Namir succeeds in diverting Angelo from his path, whatever it is, but only for a season. In Part Two, set in 30,972, everyone changes names, and Pangborn tries to depict a nativist, cult-like political movement with a mad scientist, followed by cataclysm that wipes out about a third of the human race. Angelo, wounded spiritually, has withdrawn into himself. Elmis comes to the rescue, but with only partial success. The important thing is that Angelo and Sharon are reunited, and Angelo resumes painting.
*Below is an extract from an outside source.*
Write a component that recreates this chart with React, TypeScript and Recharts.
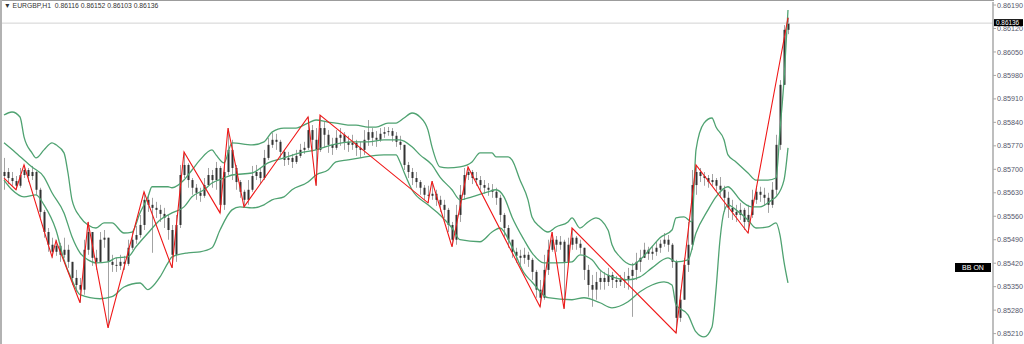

Elmis rhapsodizes:
Never, beautiful earth, never even at the height of the human storms have I forgotten you, my planet Earth, your forests and your fields, your oceans, the serenity of your mountains; he meadows, the continuing rivers, the incorruptible promise of returning spring.
Or, as Bette Davis told Paul Henreid at the end of Now, Voyager, "Don't ask for the moon when we have ... the stars!" I just remembered something someone wrote about Carlos Castaneda and his fictional Yaqui men of knowledge and power: that they love the Earth, but not the people on it. That seems to fit Pangborn as well. There are frequent references in A Mirror for Observers to the need for an advance to an "empirical ethics," but no hint of what Angelo is supposed to contribute to it, or what difference it would make. Pangborn kills off a major chunk of humanity including the faceless masses of Asia and Africa, with hardly a tremor; after all, we just clutter up those forests, fields, oceans and rivers, and corrupt the promise of spring.

Art seems to be his true touchstone -- Angelo is a painter, Sharon a concert pianist -- and that's all very well, but more as an escape from humanity than a key to us. Elmis also celebrates an orbiting satellite (and remember, this novel was written before people actually put such an object in space) as the "most dramatic achievement of human science, I think, and something more than science too -- a bright finger groping at the heavens." He praises Drozma for standing "apart, watching both worlds with a clarity I have never achieved." Well, so did Namir. A Mirror for Observers is a classically individualist work, with an ethic that is barely even tribal.